===== Data excerpt =====
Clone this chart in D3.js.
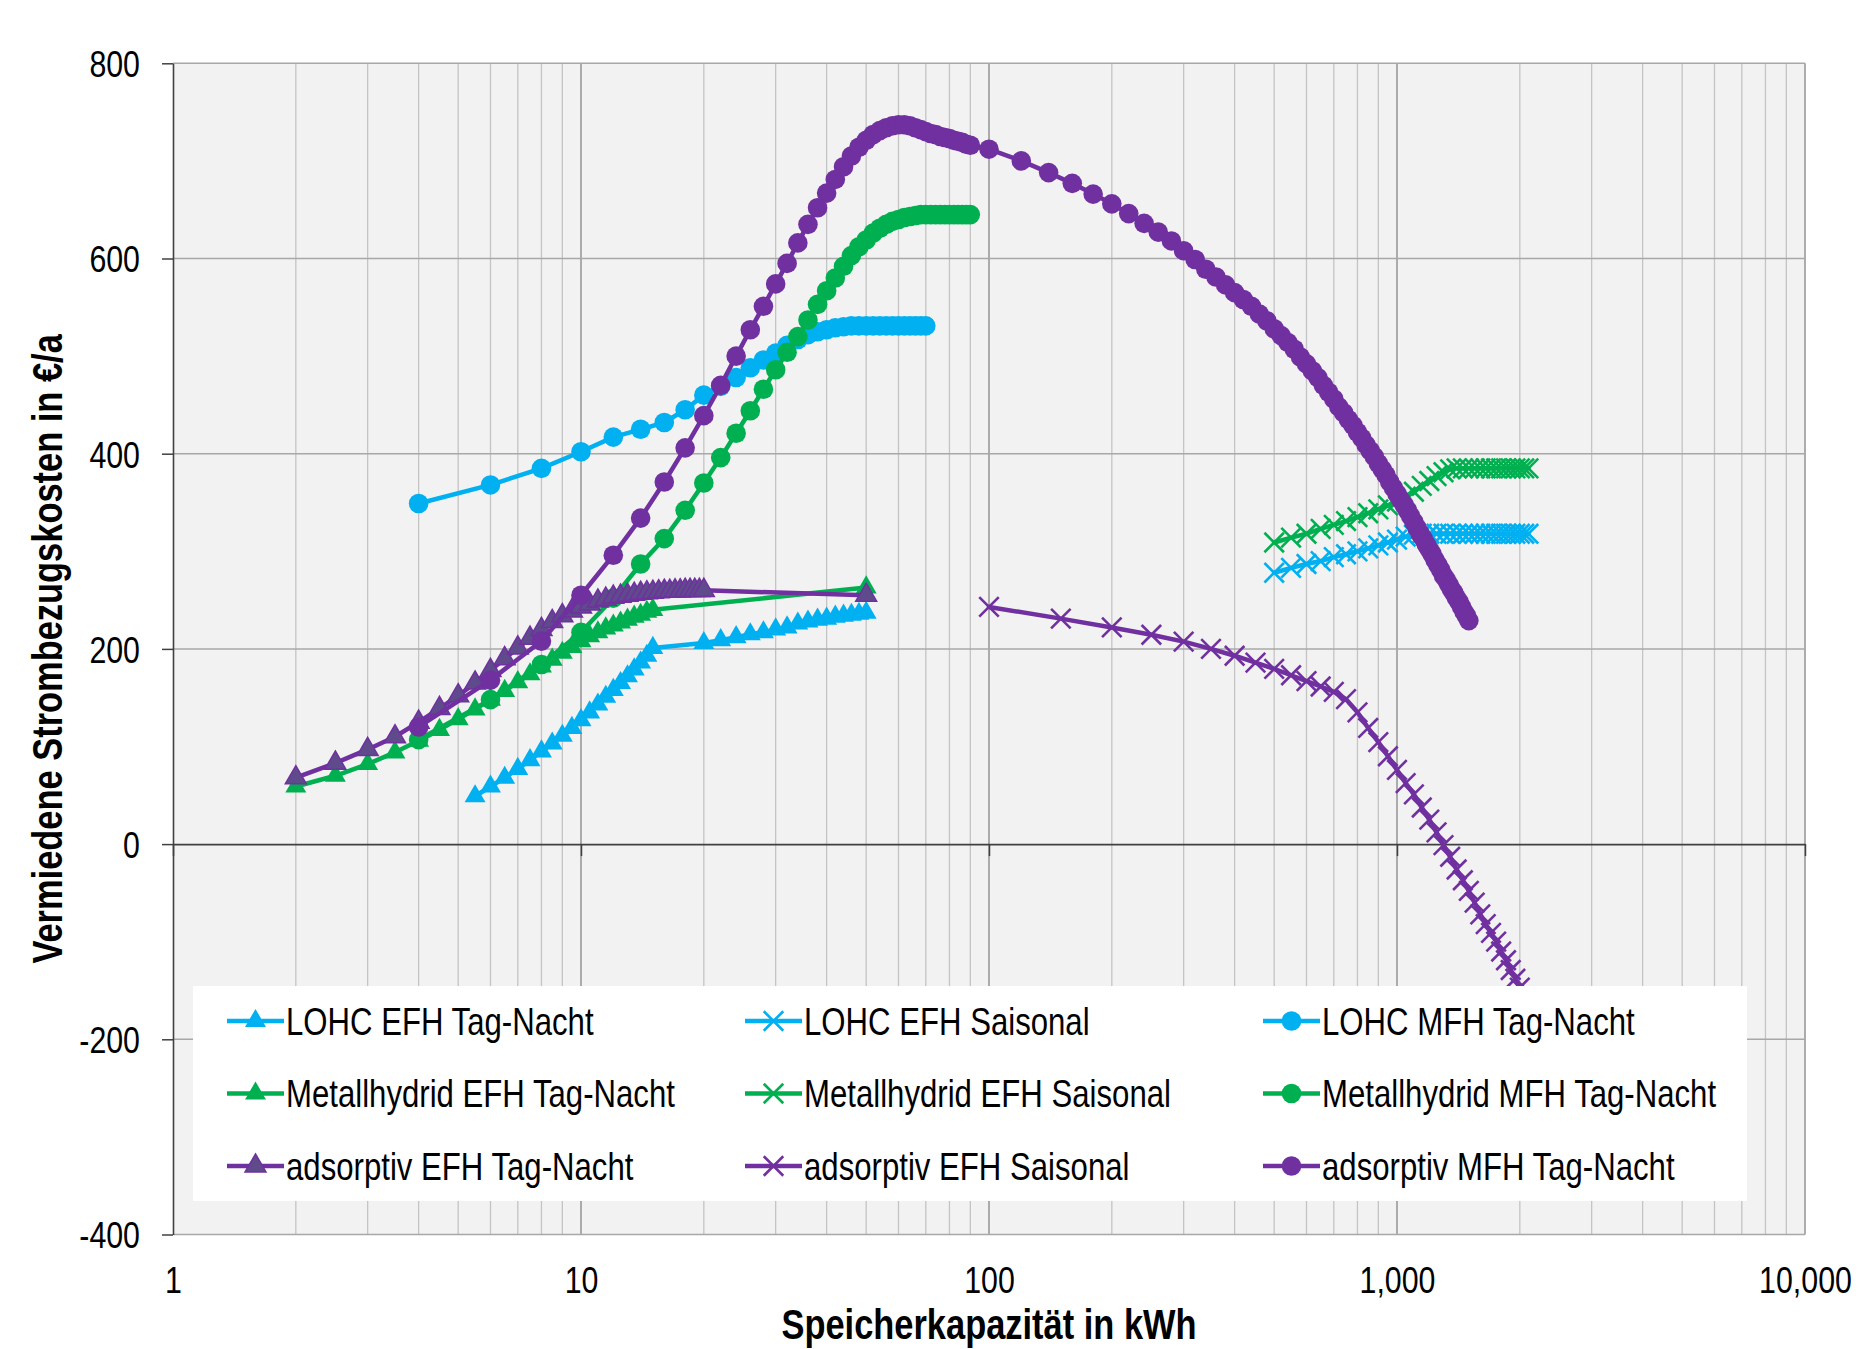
<!DOCTYPE html>
<html>
<head>
<meta charset="utf-8">
<script src="https://cdn.jsdelivr.net/npm/d3@7"></script>
<style>
  html, body { margin: 0; padding: 0; background: #ffffff; }
  svg { display: block; }
  text { font-family: "Liberation Sans", Arial, sans-serif; fill: #000000; }
</style>
</head>
<body>
<svg id="chart" width="1861" height="1349"></svg>
<script>
// ---------------- data ----------------
const xTickValues = [1, 10, 100, 1000, 10000];
const yTickValues = [-400, -200, 0, 200, 400, 600, 800];
const xAxisTitle = "Speicherkapazität in kWh";
const yAxisTitle = "Vermiedene Strombezugskosten in €/a";

// LOHC, Einfamilienhaus, Tag-Nacht-Speicher
const lohcEfhTagX = [5.5, 6, 6.5, 7, 7.5, 8, 8.5, 9, 9.5, 10, 10.5, 11, 11.5, 12, 12.5, 13, 13.5, 14, 14.5, 15,
  20, 22, 24, 26, 28, 30, 32, 34, 36, 38, 40, 42, 44, 46, 48, 50];
const lohcEfhTagY = [49, 59, 68, 77, 86, 95, 103, 111, 119, 127, 135, 143, 151, 158, 165, 172, 179, 186, 193, 201,
  206, 209, 212, 215, 217, 220, 222, 226, 228, 230, 231, 233, 234, 235, 236, 237];

// saisonale Speicher (LOHC und Metallhydrid, EFH)
const saisonalX = [500, 550, 600, 650, 700, 750, 800, 850, 900, 950, 1000, 1050, 1100, 1150, 1200, 1250, 1300,
  1350, 1400, 1450, 1500, 1550, 1600, 1650, 1700, 1750, 1800, 1850, 1900, 1950, 2000, 2050, 2100];
const lohcEfhSaisY = [278, 283, 287, 290, 294, 297, 300, 303, 306, 309, 312, 315, 317, 318, 318, 318, 318,
  318, 318, 318, 318, 318, 318, 318, 318, 318, 318, 318, 318, 318, 318, 318, 318];
const mhEfhSaisY = [309, 314, 318, 323, 327, 331, 335, 339, 343, 347, 351, 356, 361, 367, 372, 377, 381,
  384, 385, 385, 385, 385, 385, 385, 385, 385, 385, 385, 385, 385, 385, 385, 385];

// LOHC, Mehrfamilienhaus, Tag-Nacht-Speicher
const lohcMfhTagX = [4, 6, 8, 10, 12, 14, 16, 18, 20, 22, 24, 26, 28, 30, 32, 34, 36, 38, 40, 42, 44, 46, 48, 50,
  52, 54, 56, 58, 60, 62, 64, 66, 68, 70];
const lohcMfhTagY = [349, 368, 385, 402, 417, 425, 432, 445, 460, 469, 478, 488, 496, 503, 511, 517, 522, 525, 527, 529, 530, 531, 531, 531,
  531, 531, 531, 531, 531, 531, 531, 531, 531, 531];

// Metallhydrid, EFH, Tag-Nacht
const mhEfhTagX = [2, 2.5, 3, 3.5, 4, 4.5, 5, 5.5, 6, 6.5, 7, 7.5, 8, 8.5, 9, 9.5, 10, 10.5, 11, 11.5, 12, 12.5,
  13, 13.5, 14, 14.5, 15, 50];
const mhEfhTagY = [59, 70, 82, 94, 106, 117, 128, 138, 148, 157, 166, 174, 182, 189, 196, 202, 208, 213, 217, 221, 224, 227,
  230, 233, 235, 238, 240, 263];

// Metallhydrid, MFH, Tag-Nacht
const mhMfhTagX = [4, 6, 8, 10, 12, 14, 16, 18, 20, 22, 24, 26, 28, 30, 32, 34, 36, 38, 40, 42, 44, 46, 48, 50,
  52, 54, 56, 58, 60, 62, 64, 66, 68, 70, 72, 74, 76, 78, 80, 82, 84, 86, 88, 90];
const mhMfhTagY = [107, 148, 184, 217, 252, 287, 313, 342, 370, 396, 421, 444, 466, 486, 504, 520, 537, 553, 567, 580, 592, 603, 612, 619,
  626, 631, 635, 638, 640, 642, 643, 644, 645, 645, 645, 645, 645, 645, 645, 645, 645, 645, 645, 645];

// adsorptiv, EFH, Tag-Nacht
const adsEfhTagX = [2, 2.5, 3, 3.5, 4, 4.5, 5, 5.5, 6, 6.5, 7, 7.5, 8, 8.5, 9, 9.5, 10, 10.5, 11, 11.5, 12, 12.5,
  13, 13.5, 14, 14.5, 15, 15.5, 16, 16.5, 17, 17.5, 18, 18.5, 19, 19.5, 20, 50];
const adsEfhTagY = [68, 83, 97, 110, 125, 139, 152, 165, 178, 190, 201, 211, 220, 228, 234, 239, 243, 246, 249, 251, 253, 254,
  255, 256, 257, 257.5, 258, 258.5, 259, 259, 259.5, 259.5, 260, 260, 260, 260, 260, 255];

// adsorptiv, EFH, saisonal
const adsEfhSaisX = [100, 150, 200, 250, 300, 350, 400, 450, 500, 550, 600, 650, 700, 750, 800, 850, 900, 950, 1000, 1050,
  1100, 1150, 1200, 1250, 1300, 1350, 1400, 1450, 1500, 1550, 1600, 1650, 1700, 1750, 1800, 1850, 1900, 1950, 2000, 2050, 2100];
const adsEfhSaisY = [243, 231, 222, 214.5, 207.5, 200, 193, 186, 179.5, 173, 167, 161.5, 156, 148.5, 135, 119, 104.5, 90, 76, 62.5,
  51, 37.5, 25, 12, -1, -13, -26, -37, -48, -60, -72, -82, -91, -100, -110, -119, -129, -138, -147, -156, -165];

// adsorptiv, MFH, Tag-Nacht
const adsMfhTagX = [4, 6, 8, 10, 12, 14, 16, 18, 20, 22, 24, 26, 28, 30, 32, 34, 36, 38, 40, 42, 44, 46, 48, 50,
  52, 54, 56, 58, 60, 62, 64, 66, 68, 70, 72, 74, 76, 78, 80, 82, 84, 86, 88, 90,
  100, 120, 140, 160, 180, 200, 220, 240, 260, 280, 300, 320, 340, 360, 380, 400, 420, 440, 460, 480,
  500, 520, 540, 560, 580, 600, 620, 640, 660, 680, 700, 720, 740, 760, 780, 800, 820, 840, 860, 880,
  900, 920, 940, 960, 980, 1000, 1020, 1040, 1060, 1080, 1100, 1120, 1140, 1160, 1180, 1200, 1220, 1240, 1260, 1280,
  1300, 1320, 1340, 1360, 1380, 1400, 1420, 1440, 1460, 1480, 1500];
const adsMfhTagY = [120, 168, 208, 255, 296, 334, 371, 406, 439, 470, 500, 527, 551, 574, 595, 616, 635, 652, 667, 681, 694, 705, 714, 721,
  727, 731, 734, 736, 737, 737, 736, 734, 732, 730, 728, 727, 725, 724, 723, 721, 720, 719, 717, 716,
  712, 700, 688, 677, 666, 656, 646, 636, 627, 618, 608, 599, 589, 581, 573, 565, 558, 551, 543, 536,
  528, 521, 514, 507, 499, 492, 485, 478, 470, 463, 456, 448, 442, 435, 429, 422, 416, 409, 403, 397,
  390, 384, 378, 371, 365, 359, 353, 348, 342, 336, 330, 324, 318, 313, 307, 302, 297, 291, 286, 281,
  275, 271, 266, 261, 257, 252, 248, 243, 238, 234, 229];

// ---------------- styling ----------------
const CYAN = "#00b0f0", GREEN = "#00b050", PURPLE = "#7030a0";

// legend order = drawing order
const series = [
  { name: "LOHC EFH Tag-Nacht", xs: lohcEfhTagX, ys: lohcEfhTagY, color: CYAN, marker: "triangle" },
  { name: "LOHC EFH Saisonal", xs: saisonalX, ys: lohcEfhSaisY, color: CYAN, marker: "cross" },
  { name: "LOHC MFH Tag-Nacht", xs: lohcMfhTagX, ys: lohcMfhTagY, color: CYAN, marker: "circle" },
  { name: "Metallhydrid EFH Tag-Nacht", xs: mhEfhTagX, ys: mhEfhTagY, color: GREEN, marker: "triangle" },
  { name: "Metallhydrid EFH Saisonal", xs: saisonalX, ys: mhEfhSaisY, color: GREEN, marker: "cross" },
  { name: "Metallhydrid MFH Tag-Nacht", xs: mhMfhTagX, ys: mhMfhTagY, color: GREEN, marker: "circle" },
  { name: "adsorptiv EFH Tag-Nacht", xs: adsEfhTagX, ys: adsEfhTagY, color: PURPLE, marker: "triangle", fill: "#5f4a8b" },
  { name: "adsorptiv EFH Saisonal", xs: adsEfhSaisX, ys: adsEfhSaisY, color: PURPLE, marker: "cross" },
  { name: "adsorptiv MFH Tag-Nacht", xs: adsMfhTagX, ys: adsMfhTagY, color: PURPLE, marker: "circle" }
];

const NARROW = 0.82;           // horizontal squeeze for a narrow typeface look
const plot = { left: 173, right: 1805, top: 63.3, bottom: 1234.5 };

const svg = d3.select("#chart");

const x = d3.scaleLog().domain([1, 10000]).range([plot.left, plot.right]);
const y = d3.scaleLinear().domain([-400, 800]).range([plot.bottom, plot.top]);

// plot background
svg.append("rect")
  .attr("x", plot.left).attr("y", plot.top)
  .attr("width", plot.right - plot.left).attr("height", plot.bottom - plot.top)
  .attr("fill", "#f2f2f2");

// vertical grid (log minor + decades)
const grid = svg.append("g");
const decades = new Set(xTickValues);
grid.selectAll("line.vx")
  .data(x.ticks().filter(v => v > 1))
  .join("line")
  .attr("x1", d => x(d)).attr("x2", d => x(d))
  .attr("y1", plot.top).attr("y2", plot.bottom)
  .attr("stroke", d => decades.has(d) ? "#999999" : "#c4c4c4")
  .attr("stroke-width", d => decades.has(d) ? 1.6 : 1.3);

// horizontal grid
grid.selectAll("line.hy")
  .data(yTickValues.filter(v => v !== 0))
  .join("line")
  .attr("x1", plot.left).attr("x2", plot.right)
  .attr("y1", d => y(d)).attr("y2", d => y(d))
  .attr("stroke", "#a8a8a8")
  .attr("stroke-width", 1.5);

// y axis (plain hyphen for negative numbers)
const yAxisG = svg.append("g")
  .attr("transform", `translate(${plot.left},0)`)
  .call(d3.axisLeft(y).tickValues(yTickValues).tickSize(11).tickSizeOuter(0).tickFormat(d => String(d)));
yAxisG.select(".domain").attr("stroke", "#404040").attr("stroke-width", 1.6);
yAxisG.selectAll(".tick line").attr("stroke", "#404040").attr("stroke-width", 1.5);
yAxisG.selectAll(".tick text")
  .attr("font-size", 37)
  .attr("font-family", "Liberation Sans, Arial, sans-serif")
  .attr("fill", "#000")
  .attr("x", -33 / NARROW)
  .attr("dy", "0.36em")
  .attr("transform", `scale(${NARROW},1)`);

// x axis line through zero with decade ticks
const xAxisZero = svg.append("g")
  .attr("transform", `translate(0,${y(0)})`)
  .call(d3.axisBottom(x).tickValues(xTickValues).tickSize(12).tickSizeOuter(0).tickFormat(""));
xAxisZero.select(".domain").attr("stroke", "#404040").attr("stroke-width", 1.6);
xAxisZero.selectAll(".tick line").attr("stroke", "#404040").attr("stroke-width", 1.5);

// x tick labels below the plot area
const xLabels = svg.append("g")
  .attr("transform", `translate(0,${plot.bottom})`)
  .call(d3.axisBottom(x).tickValues(xTickValues).tickSize(0).tickFormat(d3.format(",")));
xLabels.select(".domain").remove();
xLabels.selectAll(".tick text")
  .attr("font-size", 37)
  .attr("font-family", "Liberation Sans, Arial, sans-serif")
  .attr("fill", "#000")
  .attr("y", 58.5)
  .attr("dy", 0)
  .attr("transform", `scale(${NARROW},1)`);

// axis titles
svg.append("text")
  .attr("transform", `translate(${(plot.left + plot.right) / 2},1339) scale(${NARROW},1)`)
  .attr("text-anchor", "middle")
  .attr("font-size", 42)
  .attr("font-weight", "bold")
  .text(xAxisTitle);

svg.append("text")
  .attr("transform", `translate(62,${(plot.top + plot.bottom) / 2}) rotate(-90) scale(${NARROW},1)`)
  .attr("text-anchor", "middle")
  .attr("font-size", 42)
  .attr("font-weight", "bold")
  .text(yAxisTitle);

// marker shapes
const triangleSym = d3.symbol().type(d3.symbolTriangle).size(190);
const crossSym = {
  draw(ctx, size) {
    const r = Math.sqrt(size) / 2;
    ctx.moveTo(-r, -r); ctx.lineTo(r, r);
    ctx.moveTo(-r, r); ctx.lineTo(r, -r);
  }
};
const crossPath = d3.symbol().type(crossSym).size(380);

function drawMarker(sel, s) {
  if (s.marker === "circle") {
    sel.append("circle").attr("r", 9.8).attr("fill", s.color);
  } else if (s.marker === "triangle") {
    sel.append("path").attr("d", triangleSym())
      .attr("fill", s.fill || s.color)
      .attr("stroke", s.fill ? s.color : "none")
      .attr("stroke-width", s.fill ? 1.5 : 0);
  } else {
    sel.append("path").attr("d", crossPath())
      .attr("fill", "none")
      .attr("stroke", s.color)
      .attr("stroke-width", 2.6);
  }
}

const line = d3.line().x(d => x(d[0])).y(d => y(d[1]));

const seriesG = svg.append("g");
series.forEach(s => {
  const pts = s.xs.map((v, i) => [v, s.ys[i]]);
  const g = seriesG.append("g");
  g.append("path")
    .datum(pts)
    .attr("d", line)
    .attr("fill", "none")
    .attr("stroke", s.color)
    .attr("stroke-width", 4.5)
    .attr("stroke-linejoin", "round")
    .attr("stroke-linecap", "round");
  g.selectAll("g.m")
    .data(pts)
    .join("g")
    .attr("transform", d => `translate(${x(d[0])},${y(d[1])})`)
    .each(function () { drawMarker(d3.select(this), s); });
});

// legend
const legend = svg.append("g");
legend.append("rect")
  .attr("x", 193).attr("y", 986)
  .attr("width", 1747 - 193).attr("height", 1201 - 986)
  .attr("fill", "#ffffff");

const colX = [227, 745, 1263];
const rowY = [1021, 1093.5, 1166];
series.forEach((s, i) => {
  const cx = colX[i % 3], cy = rowY[Math.floor(i / 3)];
  const item = legend.append("g");
  item.append("line")
    .attr("x1", cx).attr("x2", cx + 57)
    .attr("y1", cy).attr("y2", cy)
    .attr("stroke", s.color).attr("stroke-width", 4.5);
  const m = item.append("g").attr("transform", `translate(${cx + 28.5},${cy})`);
  drawMarker(m, s);
  item.append("text")
    .attr("transform", `translate(${cx + 59},${cy + 13.5}) scale(${NARROW},1)`)
    .attr("font-size", 38)
    .text(s.name);
});
</script>
</body>
</html>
=====
* **What you will do**
Write out an exact copy of the listing, first line through the line containing "235, 236, 237];", with the pictures left out.

* **Answer for the task**
Clone this chart in D3.js.
<!DOCTYPE html>
<html>
<head>
<meta charset="utf-8">
<script src="https://cdn.jsdelivr.net/npm/d3@7"></script>
<style>
  html, body { margin: 0; padding: 0; background: #ffffff; }
  svg { display: block; }
  text { font-family: "Liberation Sans", Arial, sans-serif; fill: #000000; }
</style>
</head>
<body>
<svg id="chart" width="1861" height="1349"></svg>
<script>
// ---------------- data ----------------
const xTickValues = [1, 10, 100, 1000, 10000];
const yTickValues = [-400, -200, 0, 200, 400, 600, 800];
const xAxisTitle = "Speicherkapazität in kWh";
const yAxisTitle = "Vermiedene Strombezugskosten in €/a";

// LOHC, Einfamilienhaus, Tag-Nacht-Speicher
const lohcEfhTagX = [5.5, 6, 6.5, 7, 7.5, 8, 8.5, 9, 9.5, 10, 10.5, 11, 11.5, 12, 12.5, 13, 13.5, 14, 14.5, 15,
  20, 22, 24, 26, 28, 30, 32, 34, 36, 38, 40, 42, 44, 46, 48, 50];
const lohcEfhTagY = [49, 59, 68, 77, 86, 95, 103, 111, 119, 127, 135, 143, 151, 158, 165, 172, 179, 186, 193, 201,
  206, 209, 212, 215, 217, 220, 222, 226, 228, 230, 231, 233, 234, 235, 236, 237];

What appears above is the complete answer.